Entretien avec Ellis Gartner, Directeur scientifique chimie au Centre de recherche Lafarge

ellis_gartnerLe groupe Lafarge se donne-t-il des perspectives de recherches en ce qui concerne les ciments spéciaux ? 

Ellis Gartner : A vrai dire, compte tenu du volume de production annuelle de ciment du groupe, production qui dépasse les 200 millions  de tonnes, depuis un certain temps déjà, nous nous sommes séparés de la production des ciments spéciaux, qui, par définition, représentent de petits volumes de production. Notre activité « sur mesure » concerne plutôt les bétons en fonction de demandes spécifiques de nos clients.
Ceci  ne signifie pas que nous nous désintéressons de l’évolution de la technologie du ciment. Bien au contraire. Nous savons parfaitement que l’industrie cimentière contribue de façon importante aux émissions de gaz  à effet de serre et est grande consommatrice de ressource énergétique fossile. Notre position de leader mondial nous donne donc une responsabilité particulière dans le domaine de la recherche de solutions durables de production des matériaux cimentaires. Pour que notre activité soit pérenne, il est essentiel que l’empreinte environnementale de nos produits soit aussi réduite que possible. C’est dans cette perspective et dans le cadre d’une demande mondiale en ciment croissante, que nous travaillons à la mise au point d’un clinker alternatif.

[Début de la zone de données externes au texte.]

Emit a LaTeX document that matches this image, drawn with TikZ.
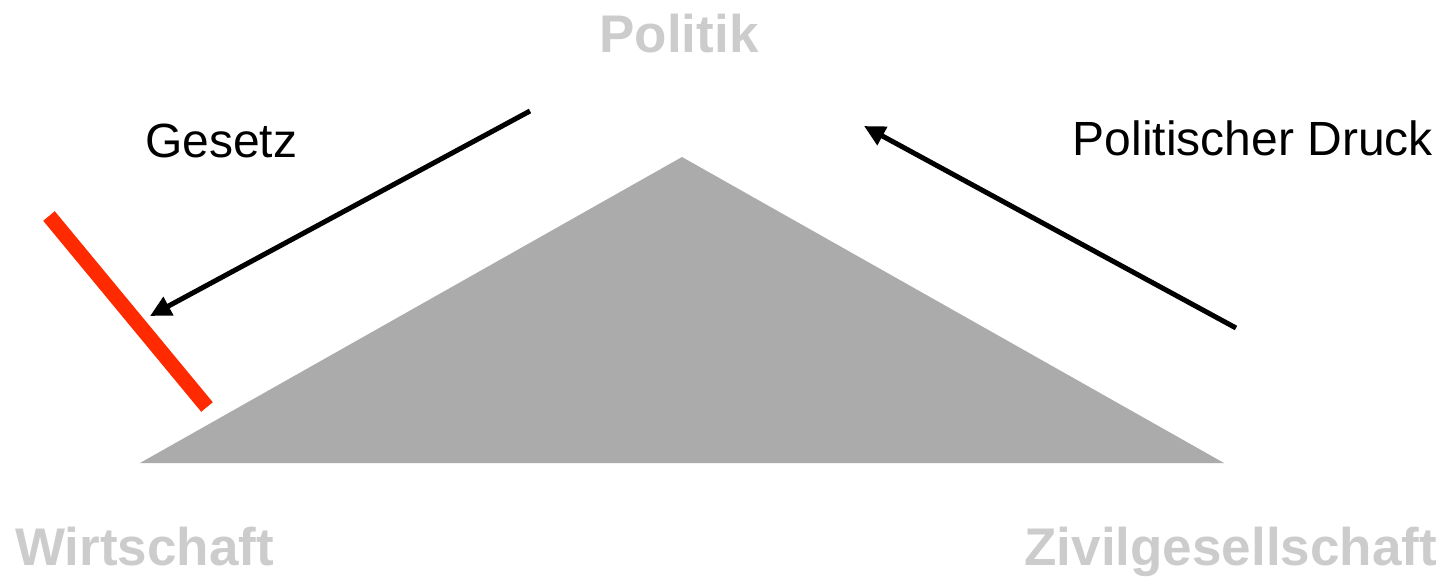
\documentclass[tikz,border=0pt]{standalone}
\usepackage{fontspec}
\setmainfont{Liberation Sans}
\usetikzlibrary{arrows.meta}
\definecolor{lbl}{HTML}{CCCCCC}
\definecolor{tri}{HTML}{ABABAB}
\definecolor{redbar}{HTML}{FF2A00}
\begin{document}
\begin{tikzpicture}[x=1pt,y=-1pt,
  corner/.style={inner sep=0pt, text=lbl, font=\fontsize{53}{60}\selectfont\bfseries},
  lab/.style={inner sep=0pt, text=black, font=\fontsize{48}{56}\selectfont},
  arr/.style={line width=5pt, -{Triangle[length=21pt,width=20pt]}}]
\useasboundingbox (0,0) rectangle (1444,576);
\fill[tri] (682,157) -- (140,463) -- (1224,463) -- cycle;
\draw[redbar, line width=15pt] (49,216) -- (207,407);
\node[corner, anchor=base] (pol) at (679,52) {Politik};
\node[corner, anchor=base west] (wir) at (15,565) {Wirtschaft};
\node[corner, anchor=base east] (ziv) at (1437,565) {Zivilgesellschaft};
\node[lab, anchor=base west] (ges) at (145,157) {Gesetz};
\node[lab, anchor=base east] (dru) at (1433,155) {Politischer Druck};
\coordinate (g1) at (530,111);
\coordinate (g2) at (150,316);
\coordinate (d1) at (1236,328);
\coordinate (d2) at (864,126);
\draw[arr] (g1) -- (g2);
\draw[arr] (d1) -- (d2);
\end{tikzpicture}
\end{document}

Pouvez-vous nous détailler cette recherche ?
Le projet Eather, puisque c’est ainsi qu’il se nomme, vise à produire des ciments qui offrent les mêmes performances que le ciment Portland, notamment dans diverses applications pour bétons, mais dont l’empreinte environnementale soit réduite.

Lors de la production du ciment, 60% des émissions de CO2 proviennent de la décarbonatation à haute température du calcaire et le reste (40%) provient du processus de cuisson lui-même. Les pistes pour réduire de 25 à 30%  les émissions concernent donc la réduction de la quantité de calcaire nécessaire à la production du clinker et une moindre température de cuisson.

Pour que les gains soient significatifs sur une vaste échelle de production, il convient que les clinkers Eather, puissent être produits à partir de matières premières abondantes (calcaire, argile, bauxite) et, sous réserve de quelques modifications, dans les installations industrielles déjà existantes.

Où en êtes-vous, de la réalisation de ce projet ?
Après des mises au point de production à Cracovie en Pologne, une production industrielle a été expérimentée sur un site Lafarge  en France où, pendant deux semaines, plusieurs milliers de tonnes de clinker Eather ont été produites. D’autres expérimentations  de production se tiendront sur des sites étrangers à Lafarge.
Il convient également d’expérimenter les performances des ciments Eather dans différentes applications de mortiers et de bétons.
L’aboutissement de ce projet prendra plusieurs années. Pour l’instant nous sommes dans le cadre d’un contrat de trois ans financé par l’Union européenne par le programme Life pour la protection de l’environnement.

Le projet de mettre en débat ces ciments alternatifs au sein des comités de normalisation, quand ce sera le moment, fait bien sûr partie de notre démarche.